▶ **COLLECTED MATERIAL**
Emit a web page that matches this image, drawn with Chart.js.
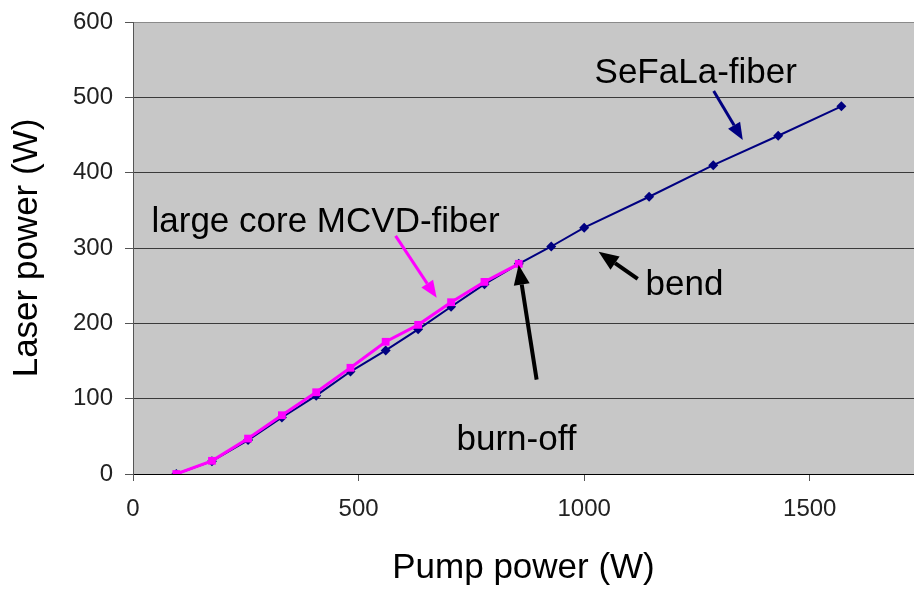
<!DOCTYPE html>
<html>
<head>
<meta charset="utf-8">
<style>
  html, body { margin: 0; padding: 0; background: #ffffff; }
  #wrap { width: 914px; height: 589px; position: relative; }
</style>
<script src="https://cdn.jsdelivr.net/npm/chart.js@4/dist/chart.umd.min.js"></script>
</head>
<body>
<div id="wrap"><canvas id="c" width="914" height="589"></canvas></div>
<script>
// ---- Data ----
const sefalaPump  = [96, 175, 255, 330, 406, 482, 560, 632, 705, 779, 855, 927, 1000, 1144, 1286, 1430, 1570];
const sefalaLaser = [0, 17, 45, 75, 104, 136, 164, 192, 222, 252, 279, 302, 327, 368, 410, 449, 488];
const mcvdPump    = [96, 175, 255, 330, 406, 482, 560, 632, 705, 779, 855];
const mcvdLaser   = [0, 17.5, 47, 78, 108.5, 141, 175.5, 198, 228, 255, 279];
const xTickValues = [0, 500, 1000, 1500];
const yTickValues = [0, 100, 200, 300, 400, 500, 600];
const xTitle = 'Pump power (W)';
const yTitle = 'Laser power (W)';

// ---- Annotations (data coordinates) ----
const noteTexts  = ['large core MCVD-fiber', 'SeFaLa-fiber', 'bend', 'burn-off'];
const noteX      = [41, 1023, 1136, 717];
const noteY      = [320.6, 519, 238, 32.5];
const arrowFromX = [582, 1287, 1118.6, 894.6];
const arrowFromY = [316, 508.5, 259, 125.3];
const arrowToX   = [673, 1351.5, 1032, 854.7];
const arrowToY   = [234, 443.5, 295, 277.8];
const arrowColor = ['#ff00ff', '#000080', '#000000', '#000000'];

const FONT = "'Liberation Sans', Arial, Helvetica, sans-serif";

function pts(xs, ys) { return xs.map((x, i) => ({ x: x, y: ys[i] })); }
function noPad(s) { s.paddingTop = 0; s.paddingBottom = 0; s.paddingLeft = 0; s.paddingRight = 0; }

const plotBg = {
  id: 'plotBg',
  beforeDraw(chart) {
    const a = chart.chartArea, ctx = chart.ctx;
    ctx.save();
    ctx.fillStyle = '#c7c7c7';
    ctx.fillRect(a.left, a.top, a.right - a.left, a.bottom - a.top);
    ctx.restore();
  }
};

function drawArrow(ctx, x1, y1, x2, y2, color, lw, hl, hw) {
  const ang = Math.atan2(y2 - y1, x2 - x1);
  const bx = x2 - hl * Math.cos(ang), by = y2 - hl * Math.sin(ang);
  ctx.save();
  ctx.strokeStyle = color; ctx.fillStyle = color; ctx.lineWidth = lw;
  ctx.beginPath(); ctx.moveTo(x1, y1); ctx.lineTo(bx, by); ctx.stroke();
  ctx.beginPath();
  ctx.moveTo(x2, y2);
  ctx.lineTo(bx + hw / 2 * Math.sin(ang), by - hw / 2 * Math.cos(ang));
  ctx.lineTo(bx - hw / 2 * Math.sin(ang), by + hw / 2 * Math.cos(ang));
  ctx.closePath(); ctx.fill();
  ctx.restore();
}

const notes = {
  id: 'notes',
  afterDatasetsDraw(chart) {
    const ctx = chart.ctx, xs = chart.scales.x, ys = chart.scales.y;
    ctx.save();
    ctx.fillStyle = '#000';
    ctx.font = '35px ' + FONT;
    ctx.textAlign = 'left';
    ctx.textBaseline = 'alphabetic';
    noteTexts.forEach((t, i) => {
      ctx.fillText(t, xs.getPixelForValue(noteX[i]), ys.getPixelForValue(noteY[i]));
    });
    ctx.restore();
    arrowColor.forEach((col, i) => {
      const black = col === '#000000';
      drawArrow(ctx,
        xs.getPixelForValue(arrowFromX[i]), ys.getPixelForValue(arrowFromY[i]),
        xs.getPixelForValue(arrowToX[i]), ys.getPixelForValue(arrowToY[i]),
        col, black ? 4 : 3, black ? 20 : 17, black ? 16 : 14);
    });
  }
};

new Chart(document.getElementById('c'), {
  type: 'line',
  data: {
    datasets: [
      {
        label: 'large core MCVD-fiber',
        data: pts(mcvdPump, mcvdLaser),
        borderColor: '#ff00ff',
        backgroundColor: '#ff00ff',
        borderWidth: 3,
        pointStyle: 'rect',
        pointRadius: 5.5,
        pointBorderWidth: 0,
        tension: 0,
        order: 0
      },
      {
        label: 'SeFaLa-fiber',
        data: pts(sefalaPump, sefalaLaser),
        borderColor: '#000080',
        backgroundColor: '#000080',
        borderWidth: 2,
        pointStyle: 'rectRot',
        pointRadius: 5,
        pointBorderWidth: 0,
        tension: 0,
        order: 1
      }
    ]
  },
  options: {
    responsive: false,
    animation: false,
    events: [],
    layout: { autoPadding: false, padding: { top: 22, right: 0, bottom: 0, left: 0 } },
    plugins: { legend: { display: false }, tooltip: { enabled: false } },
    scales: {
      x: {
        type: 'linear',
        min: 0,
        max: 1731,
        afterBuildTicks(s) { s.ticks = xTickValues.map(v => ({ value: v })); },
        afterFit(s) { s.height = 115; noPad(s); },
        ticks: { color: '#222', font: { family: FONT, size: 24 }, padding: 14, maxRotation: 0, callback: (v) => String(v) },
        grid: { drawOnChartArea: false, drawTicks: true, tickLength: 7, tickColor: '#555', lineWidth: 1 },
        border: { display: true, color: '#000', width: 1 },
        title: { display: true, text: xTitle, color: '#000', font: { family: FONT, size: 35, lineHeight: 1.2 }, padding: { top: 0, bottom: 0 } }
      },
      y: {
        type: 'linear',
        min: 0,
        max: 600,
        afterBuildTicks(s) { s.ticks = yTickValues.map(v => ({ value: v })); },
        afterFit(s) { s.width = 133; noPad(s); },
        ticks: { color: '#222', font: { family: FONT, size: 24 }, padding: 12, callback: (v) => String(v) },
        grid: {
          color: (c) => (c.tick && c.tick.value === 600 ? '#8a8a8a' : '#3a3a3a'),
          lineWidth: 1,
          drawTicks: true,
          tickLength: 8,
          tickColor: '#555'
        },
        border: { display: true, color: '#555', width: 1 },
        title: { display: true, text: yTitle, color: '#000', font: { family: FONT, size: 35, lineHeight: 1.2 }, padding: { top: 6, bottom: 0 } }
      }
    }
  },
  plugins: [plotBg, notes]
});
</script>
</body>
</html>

▶ **TASK REQUIREMENTS**
Quote the material in full and exactly; do not carry over its pictures.

▶ **RESULT**
Emit a web page that matches this image, drawn with Chart.js.
<!DOCTYPE html>
<html>
<head>
<meta charset="utf-8">
<style>
  html, body { margin: 0; padding: 0; background: #ffffff; }
  #wrap { width: 914px; height: 589px; position: relative; }
</style>
<script src="https://cdn.jsdelivr.net/npm/chart.js@4/dist/chart.umd.min.js"></script>
</head>
<body>
<div id="wrap"><canvas id="c" width="914" height="589"></canvas></div>
<script>
// ---- Data ----
const sefalaPump  = [96, 175, 255, 330, 406, 482, 560, 632, 705, 779, 855, 927, 1000, 1144, 1286, 1430, 1570];
const sefalaLaser = [0, 17, 45, 75, 104, 136, 164, 192, 222, 252, 279, 302, 327, 368, 410, 449, 488];
const mcvdPump    = [96, 175, 255, 330, 406, 482, 560, 632, 705, 779, 855];
const mcvdLaser   = [0, 17.5, 47, 78, 108.5, 141, 175.5, 198, 228, 255, 279];
const xTickValues = [0, 500, 1000, 1500];
const yTickValues = [0, 100, 200, 300, 400, 500, 600];
const xTitle = 'Pump power (W)';
const yTitle = 'Laser power (W)';

// ---- Annotations (data coordinates) ----
const noteTexts  = ['large core MCVD-fiber', 'SeFaLa-fiber', 'bend', 'burn-off'];
const noteX      = [41, 1023, 1136, 717];
const noteY      = [320.6, 519, 238, 32.5];
const arrowFromX = [582, 1287, 1118.6, 894.6];
const arrowFromY = [316, 508.5, 259, 125.3];
const arrowToX   = [673, 1351.5, 1032, 854.7];
const arrowToY   = [234, 443.5, 295, 277.8];
const arrowColor = ['#ff00ff', '#000080', '#000000', '#000000'];

const FONT = "'Liberation Sans', Arial, Helvetica, sans-serif";

function pts(xs, ys) { return xs.map((x, i) => ({ x: x, y: ys[i] })); }
function noPad(s) { s.paddingTop = 0; s.paddingBottom = 0; s.paddingLeft = 0; s.paddingRight = 0; }

const plotBg = {
  id: 'plotBg',
  beforeDraw(chart) {
    const a = chart.chartArea, ctx = chart.ctx;
    ctx.save();
    ctx.fillStyle = '#c7c7c7';
    ctx.fillRect(a.left, a.top, a.right - a.left, a.bottom - a.top);
    ctx.restore();
  }
};

function drawArrow(ctx, x1, y1, x2, y2, color, lw, hl, hw) {
  const ang = Math.atan2(y2 - y1, x2 - x1);
  const bx = x2 - hl * Math.cos(ang), by = y2 - hl * Math.sin(ang);
  ctx.save();
  ctx.strokeStyle = color; ctx.fillStyle = color; ctx.lineWidth = lw;
  ctx.beginPath(); ctx.moveTo(x1, y1); ctx.lineTo(bx, by); ctx.stroke();
  ctx.beginPath();
  ctx.moveTo(x2, y2);
  ctx.lineTo(bx + hw / 2 * Math.sin(ang), by - hw / 2 * Math.cos(ang));
  ctx.lineTo(bx - hw / 2 * Math.sin(ang), by + hw / 2 * Math.cos(ang));
  ctx.closePath(); ctx.fill();
  ctx.restore();
}

const notes = {
  id: 'notes',
  afterDatasetsDraw(chart) {
    const ctx = chart.ctx, xs = chart.scales.x, ys = chart.scales.y;
    ctx.save();
    ctx.fillStyle = '#000';
    ctx.font = '35px ' + FONT;
    ctx.textAlign = 'left';
    ctx.textBaseline = 'alphabetic';
    noteTexts.forEach((t, i) => {
      ctx.fillText(t, xs.getPixelForValue(noteX[i]), ys.getPixelForValue(noteY[i]));
    });
    ctx.restore();
    arrowColor.forEach((col, i) => {
      const black = col === '#000000';
      drawArrow(ctx,
        xs.getPixelForValue(arrowFromX[i]), ys.getPixelForValue(arrowFromY[i]),
        xs.getPixelForValue(arrowToX[i]), ys.getPixelForValue(arrowToY[i]),
        col, black ? 4 : 3, black ? 20 : 17, black ? 16 : 14);
    });
  }
};

new Chart(document.getElementById('c'), {
  type: 'line',
  data: {
    datasets: [
      {
        label: 'large core MCVD-fiber',
        data: pts(mcvdPump, mcvdLaser),
        borderColor: '#ff00ff',
        backgroundColor: '#ff00ff',
        borderWidth: 3,
        pointStyle: 'rect',
        pointRadius: 5.5,
        pointBorderWidth: 0,
        tension: 0,
        order: 0
      },
      {
        label: 'SeFaLa-fiber',
        data: pts(sefalaPump, sefalaLaser),
        borderColor: '#000080',
        backgroundColor: '#000080',
        borderWidth: 2,
        pointStyle: 'rectRot',
        pointRadius: 5,
        pointBorderWidth: 0,
        tension: 0,
        order: 1
      }
    ]
  },
  options: {
    responsive: false,
    animation: false,
    events: [],
    layout: { autoPadding: false, padding: { top: 22, right: 0, bottom: 0, left: 0 } },
    plugins: { legend: { display: false }, tooltip: { enabled: false } },
    scales: {
      x: {
        type: 'linear',
        min: 0,
        max: 1731,
        afterBuildTicks(s) { s.ticks = xTickValues.map(v => ({ value: v })); },
        afterFit(s) { s.height = 115; noPad(s); },
        ticks: { color: '#222', font: { family: FONT, size: 24 }, padding: 14, maxRotation: 0, callback: (v) => String(v) },
        grid: { drawOnChartArea: false, drawTicks: true, tickLength: 7, tickColor: '#555', lineWidth: 1 },
        border: { display: true, color: '#000', width: 1 },
        title: { display: true, text: xTitle, color: '#000', font: { family: FONT, size: 35, lineHeight: 1.2 }, padding: { top: 0, bottom: 0 } }
      },
      y: {
        type: 'linear',
        min: 0,
        max: 600,
        afterBuildTicks(s) { s.ticks = yTickValues.map(v => ({ value: v })); },
        afterFit(s) { s.width = 133; noPad(s); },
        ticks: { color: '#222', font: { family: FONT, size: 24 }, padding: 12, callback: (v) => String(v) },
        grid: {
          color: (c) => (c.tick && c.tick.value === 600 ? '#8a8a8a' : '#3a3a3a'),
          lineWidth: 1,
          drawTicks: true,
          tickLength: 8,
          tickColor: '#555'
        },
        border: { display: true, color: '#555', width: 1 },
        title: { display: true, text: yTitle, color: '#000', font: { family: FONT, size: 35, lineHeight: 1.2 }, padding: { top: 6, bottom: 0 } }
      }
    }
  },
  plugins: [plotBg, notes]
});
</script>
</body>
</html>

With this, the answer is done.